There are many different types of fundamental and technical chart patterns that market technicians focus on when making trading decisions, and multiple ways to interpret them. This is why technical analysis is an art form. The key is to be able to recognize these patterns and implement a trading strategy based on what you believe the charts are telling you are going to happen next. As a trader, it is important that you have a good understanding of the basic patterns before you can develop a strategy to give you a potential edge. When you combine a couple of these different methods, you really unlock the power of technical analysis.
Moving Average Crossover
The moving average crossover is a trend identification tool that compares different moving averages. It provides a trading signal when momentum shifts directions. When a shorter moving average crosses a longer one, the trend is seen as up. When a shorter moving average crosses below a longer one, the trend is seen as down.

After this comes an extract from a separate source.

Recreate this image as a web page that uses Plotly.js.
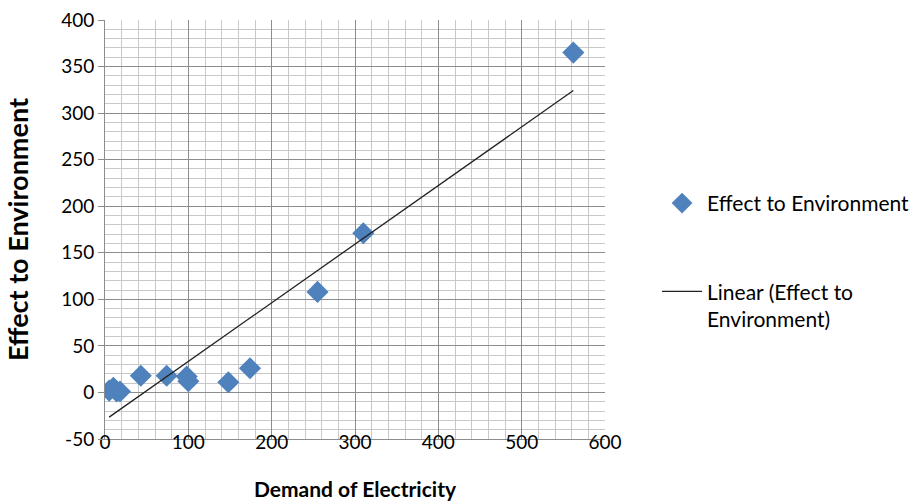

In the gasoline chart below, we see the blue 50-day moving average cross the red 100-day as the market pushed up on news of Hurricane Harvey. It seems as if the green 200-day moving average would show that historically, the market has been stuck at an equilibrium price of 1.5000. I would refer to this as the Bull/Bear line. I would expect with the storm damaged pipeline carrying 58.8 million gallons of fuel from Texas to the East Coast, we would continue to see futures maintain levels over 1.5000 and ultimately the 50-day and 100-day crossing over the 200-day and moving higher indicating a bull market is solidly in place.